Le paradoxe le plus fort restant le fait que le campement est construit pour ‘’durer dans le provisoire’’ « le caractère éphémère d’une installation qui pourtant n’en finit plus de durer, dissimulant ainsi une installation durable dans le provisoire » (Belguidoum, 2009, p.243).  Ces campements sont aussi porteurs de paradoxes politiques, en effet, certains acteurs publics voient au travers de cette urbanisation informelle, une manière d’autonomiser les populations dans la création de leur habitat, solutionnant alors eux-mêmes les problèmes de développement et facilitant ainsi le travail des pouvoirs publics. Il arrive même que les élus prennent en charges certains aménagements, liés aux réseaux, par exemple, en contrepartie du vote des habitants du quartier, lors de campagnes électorales.

 

Enfin, dans ‘’camper’’ on peut également entendre ‘’décamper !’’ (Meadows, 2016, p.13). En effet, ces campements sont soumis à une révocabilité radicale et « au bon vouloir du voisinage et des autorités » de par leur image dérangeante dans la société. Ils peuvent donc, d’un jour à l’autre faire l’objet d’une opération de démantèlement ou de relogement, comme ce fut le cas pour le bidonville de Fontblanche où, dans le cadre de la résorption de l’habitat insalubre, « quarante des habitants du bidonville seront relogés dans une résidence sociale construite sur leur ancien ‘’village’’. Les autres décédés ou rentrés en Tunisie » (Belguidoum, 2009, p.244). A partir de là, l’avenir de cette population devient alors encore plus incertain…

BIBLIOGRAPHIE

AGIER Michel «Habiter le mouvement, l’exception nomade» dans MEADOWS Fiona, Habiter le campement, Arles, Actes Sud et Cité de l’architecture & du patrimoine, 2016, p.16-29.

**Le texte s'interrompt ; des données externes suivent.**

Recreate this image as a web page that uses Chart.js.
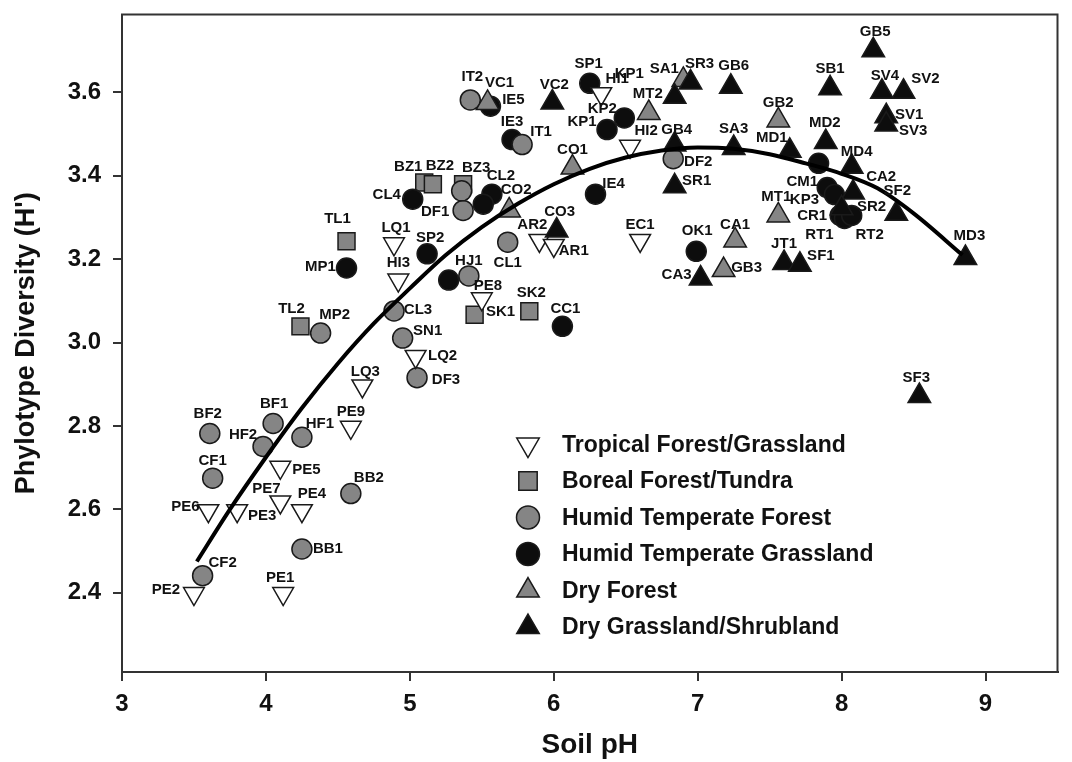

AMSELLEM Guy « Habiter l’inhabitable ?» dans MEADOWS Fiona, Habiter le campement, Arles, Actes Sud et Cité de l’architecture & du patrimoine, 2016, p.7-9.

BELGUIDOUM Saïd « Les avatars de l’immigration du deuxième âge, Chronique des ‘’oubliés’’ de Cassis »,  NADQ, n°26-27, 2009, p.235-245, disponible sur https://www.eurozine.com/les-avatars-de-limmigration-du-deuxieme-age/

BERNARDOT Marc «Campement d’infortunés, figures, topiques, politiques» dans MEADOWS Fiona, Habiter le campement, Arles, Actes Sud et Cité de l’architecture & du patrimoine, 2016, p.126-132.

DURAND-LASSERVE Alain  L’exclusion des pauvres dans les villes du tiers-monde, Paris, L’Harmattan, 1986.

 

MEADOWS Fiona « Habiter le monde autrement » dans MEADOWS Fiona, Habiter le campement, Arles, Actes Sud et Cité de l’architecture & du patrimoine, 2016, p.10-15.